Quand le chien reparut en fin de matinée le garçon alla s’accroupir devant lui et le luit dit :
— Je sais que tu es une Alp et que tu veux tuer le plus beau cheval de l’écurie la plus proche. Je ne sais pas pourquoi et je m’en fiche. Mais si tu veux, ce soir, je te conduirai à la ferme et tu pourras tuer le plus beau cheval. En échange tu dois te lever de devant cette porte et rester avec moi durant la journée pour que je puisse te surveiller.
Le chien ne sembla pas comprendre et le garçon douta qu’il soit réellement une Alp. Cependant, quand il se leva et fit mine de partir, le chien le rejoignit et le suivit. Satisfait, le garçon le garda près de lui jusqu’au soir. Quand le soleil eu disparu derrière l’horizon le garçon sortit du village, le chien sur les talons, et prit la direction du sud pendant un quart de lieue, puis il chercha dans ses poches une clé de l’écurie que le fermier lui avait confiée. Les chevaux dormaient. Le garçon désigna la bête la plus belle au chien qui prit forte humaine. Elle se glissa à ses côtés et se pressa contre lui pour le tuer. L’animal mourut. Le garçon attendit que l’Alp revienne et assista à quelque chose d’étrange. Une lueur entoura la créature, sa peau pâlit, blanchit, ses yeux brillèrent moins, des iris et des pupilles apparurent, ses cheveux ondulèrent, ses oreilles se raccourcirent et s’arrondirent, ses lèvres rosirent ; elle devenait femme.

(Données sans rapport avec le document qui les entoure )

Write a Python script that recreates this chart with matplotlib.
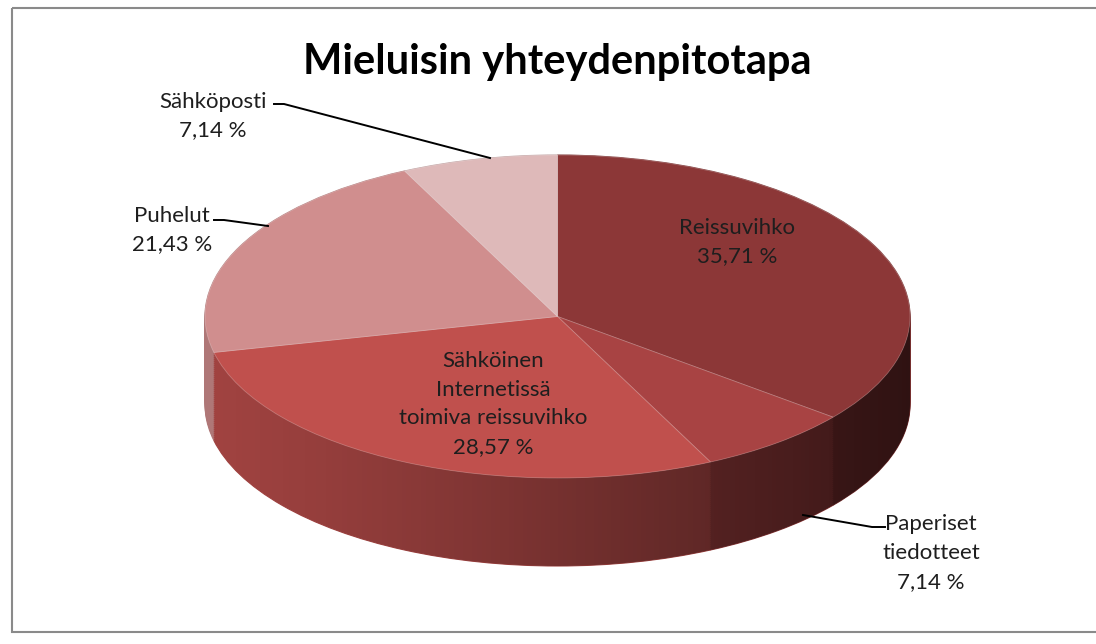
import numpy as np
import matplotlib
matplotlib.use("Agg")
import matplotlib.pyplot as plt
from matplotlib.patches import Polygon, Rectangle

plt.rcParams['font.family'] = ['Lato', 'DejaVu Sans']

# data
labels = ["Reissuvihko", "Paperiset\ntiedotteet", "Sähköinen\nInternetissä\ntoimiva reissuvihko",
          "Puhelut", "Sähköposti"]
values = [35.71, 7.14, 28.57, 21.43, 7.14]
top_colors = ["#8c3737", "#a84343", "#c0504d", "#d08e8e", "#deb9b9"]

# geometry of the tilted pie (pixels)
px_left, px_right = 205, 910
px_top, px_front = 155, 478
depth_px = 88
b = (px_front - px_top) / 2
depth = depth_px / b


def darker(c, f):
    r, g, bb = matplotlib.colors.to_rgb(c)
    return (r * f, g * f, bb * f)


side_colors = [darker(c, 0.84) for c in top_colors]

fig = plt.figure(figsize=(10.96, 6.44), dpi=100)
ax = fig.add_axes([px_left / 1096, (644 - (px_front + depth_px)) / 644,
                   (px_right - px_left) / 1096, (px_front + depth_px - px_top) / 644])

# side wall: stacked pies
for d in np.linspace(depth, 0, 45):
    wedges, _ = ax.pie(values, colors=side_colors, startangle=90, counterclock=False,
                       center=(0, -d), wedgeprops=dict(linewidth=0.8, zorder=1))
    for w in wedges:
        w.set_edgecolor(w.get_facecolor())

ax.set_aspect('auto')
ax.set_xlim(-1, 1)
ax.set_ylim(-1 - depth, 1)

# horizontal shading of the side wall
grad = np.zeros((2, 256, 4))
grad[..., 3] = np.linspace(0.0, 0.64, 256) ** 1.15
im = ax.imshow(grad, extent=(-1, 1, -1 - depth, 0), aspect='auto', zorder=1.5,
               interpolation='bilinear')
t = np.linspace(np.pi, 2 * np.pi, 300)
band = np.vstack([np.column_stack([np.cos(t), np.sin(t)]),
                  np.column_stack([np.cos(t[::-1]), np.sin(t[::-1]) - depth])])
clip = Polygon(band, closed=True, transform=ax.transData)
im.set_clip_path(clip)

# top face
ax.pie(values, colors=top_colors, startangle=90, counterclock=False,
       wedgeprops=dict(linewidth=0.6, edgecolor=(1, 1, 1, 0.25), zorder=2))
ax.set_aspect('auto')
ax.set_xlim(-1, 1)
ax.set_ylim(-1 - depth, 1)
ax.axis('off')

# overlay in pixel coordinates
ov = fig.add_axes([0, 0, 1, 1])
ov.set_xlim(0, 1096)
ov.set_ylim(644, 0)
ov.axis('off')
ov.patch.set_alpha(0)
ov.add_patch(Rectangle((12, 8), 1100, 624, fill=False, ec='#8a8a8a', lw=1.5))

ov.text(557, 62, "Mieluisin yhteydenpitotapa", ha='center', va='center',
        fontsize=30, fontweight='bold', color='black')


def pct(v):
    return f"{v:.2f}".replace('.', ',') + " %"


fs = 16
ls = 1.55
txt_col = '#1e1e1e'
# inside labels
ov.text(737, 242, f"{labels[0]}\n{pct(values[0])}", ha='center', va='center',
        fontsize=fs, color=txt_col, linespacing=ls)
ov.text(493, 404, f"{labels[2]}\n{pct(values[2])}", ha='center', va='center',
        fontsize=fs, color=txt_col, linespacing=ls)

# outside labels with leader lines
ov.text(213, 116, f"{labels[4]}\n{pct(values[4])}", ha='center', va='center',
        fontsize=fs, color=txt_col, linespacing=ls)
ov.plot([274, 284, 490], [104, 104, 158], color='black', lw=1.4)

ov.text(172, 230, f"{labels[3]}\n{pct(values[3])}", ha='center', va='center',
        fontsize=fs, color=txt_col, linespacing=ls)
ov.plot([214, 224, 268], [220, 220, 226], color='black', lw=1.4)

ov.text(931, 553, f"{labels[1]}\n{pct(values[1])}", ha='center', va='center',
        fontsize=fs, color=txt_col, linespacing=ls)
ov.plot([885, 872, 803], [527, 527, 515], color='black', lw=1.4)

fig.savefig("out.png", dpi=100, facecolor='white')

Le garçon écarquilla les yeux.
— Merci, souffla la jeune femme.
Le garçon ne savait que dire. Il finit par proposer à la femme de revenir au village pour y vivre mais elle sourit tristement en secouant la tête, arguant qu’elle allait réparer sa dette en aidant le fermier pour qu’il travaille plus vite et puisse agrandir sa ferme et payer sa dette sans l’aide du beau cheval.